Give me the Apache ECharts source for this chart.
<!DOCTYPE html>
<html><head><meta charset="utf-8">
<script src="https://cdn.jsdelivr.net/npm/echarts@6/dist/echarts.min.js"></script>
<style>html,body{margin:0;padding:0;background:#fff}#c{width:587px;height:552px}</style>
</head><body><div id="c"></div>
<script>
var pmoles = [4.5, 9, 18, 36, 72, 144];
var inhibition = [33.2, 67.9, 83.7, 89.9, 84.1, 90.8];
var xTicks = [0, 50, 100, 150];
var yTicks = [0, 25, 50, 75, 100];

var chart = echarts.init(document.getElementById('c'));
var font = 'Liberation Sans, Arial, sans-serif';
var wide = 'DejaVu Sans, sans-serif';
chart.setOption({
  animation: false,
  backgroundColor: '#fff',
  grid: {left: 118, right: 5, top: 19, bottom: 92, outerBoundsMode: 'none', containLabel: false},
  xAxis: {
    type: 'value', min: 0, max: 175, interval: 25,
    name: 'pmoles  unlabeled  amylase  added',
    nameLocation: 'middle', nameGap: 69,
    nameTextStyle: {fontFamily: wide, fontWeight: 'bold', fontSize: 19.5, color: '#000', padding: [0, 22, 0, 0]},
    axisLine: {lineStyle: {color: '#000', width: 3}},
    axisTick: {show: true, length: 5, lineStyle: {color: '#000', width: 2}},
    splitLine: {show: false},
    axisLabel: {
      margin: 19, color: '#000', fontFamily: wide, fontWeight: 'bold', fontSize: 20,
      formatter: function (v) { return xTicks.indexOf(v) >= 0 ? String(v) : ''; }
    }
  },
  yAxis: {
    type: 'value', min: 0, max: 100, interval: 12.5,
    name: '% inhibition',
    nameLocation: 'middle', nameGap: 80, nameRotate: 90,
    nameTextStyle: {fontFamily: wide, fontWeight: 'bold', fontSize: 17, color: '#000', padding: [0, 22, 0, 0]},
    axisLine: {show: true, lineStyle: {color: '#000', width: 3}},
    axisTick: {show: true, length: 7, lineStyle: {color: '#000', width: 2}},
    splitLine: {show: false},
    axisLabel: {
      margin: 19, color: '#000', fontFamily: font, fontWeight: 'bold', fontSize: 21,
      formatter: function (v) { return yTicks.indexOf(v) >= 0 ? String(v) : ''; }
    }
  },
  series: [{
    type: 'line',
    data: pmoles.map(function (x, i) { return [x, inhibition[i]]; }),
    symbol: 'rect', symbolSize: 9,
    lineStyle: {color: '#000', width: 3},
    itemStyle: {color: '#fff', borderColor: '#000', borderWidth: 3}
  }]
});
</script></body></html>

----------------------------------------

**Objective:**
Reproduce every line of the material above exactly.

**Solution below:**
Give me the Apache ECharts source for this chart.
<!DOCTYPE html>
<html><head><meta charset="utf-8">
<script src="https://cdn.jsdelivr.net/npm/echarts@6/dist/echarts.min.js"></script>
<style>html,body{margin:0;padding:0;background:#fff}#c{width:587px;height:552px}</style>
</head><body><div id="c"></div>
<script>
var pmoles = [4.5, 9, 18, 36, 72, 144];
var inhibition = [33.2, 67.9, 83.7, 89.9, 84.1, 90.8];
var xTicks = [0, 50, 100, 150];
var yTicks = [0, 25, 50, 75, 100];

var chart = echarts.init(document.getElementById('c'));
var font = 'Liberation Sans, Arial, sans-serif';
var wide = 'DejaVu Sans, sans-serif';
chart.setOption({
  animation: false,
  backgroundColor: '#fff',
  grid: {left: 118, right: 5, top: 19, bottom: 92, outerBoundsMode: 'none', containLabel: false},
  xAxis: {
    type: 'value', min: 0, max: 175, interval: 25,
    name: 'pmoles  unlabeled  amylase  added',
    nameLocation: 'middle', nameGap: 69,
    nameTextStyle: {fontFamily: wide, fontWeight: 'bold', fontSize: 19.5, color: '#000', padding: [0, 22, 0, 0]},
    axisLine: {lineStyle: {color: '#000', width: 3}},
    axisTick: {show: true, length: 5, lineStyle: {color: '#000', width: 2}},
    splitLine: {show: false},
    axisLabel: {
      margin: 19, color: '#000', fontFamily: wide, fontWeight: 'bold', fontSize: 20,
      formatter: function (v) { return xTicks.indexOf(v) >= 0 ? String(v) : ''; }
    }
  },
  yAxis: {
    type: 'value', min: 0, max: 100, interval: 12.5,
    name: '% inhibition',
    nameLocation: 'middle', nameGap: 80, nameRotate: 90,
    nameTextStyle: {fontFamily: wide, fontWeight: 'bold', fontSize: 17, color: '#000', padding: [0, 22, 0, 0]},
    axisLine: {show: true, lineStyle: {color: '#000', width: 3}},
    axisTick: {show: true, length: 7, lineStyle: {color: '#000', width: 2}},
    splitLine: {show: false},
    axisLabel: {
      margin: 19, color: '#000', fontFamily: font, fontWeight: 'bold', fontSize: 21,
      formatter: function (v) { return yTicks.indexOf(v) >= 0 ? String(v) : ''; }
    }
  },
  series: [{
    type: 'line',
    data: pmoles.map(function (x, i) { return [x, inhibition[i]]; }),
    symbol: 'rect', symbolSize: 9,
    lineStyle: {color: '#000', width: 3},
    itemStyle: {color: '#fff', borderColor: '#000', borderWidth: 3}
  }]
});
</script></body></html>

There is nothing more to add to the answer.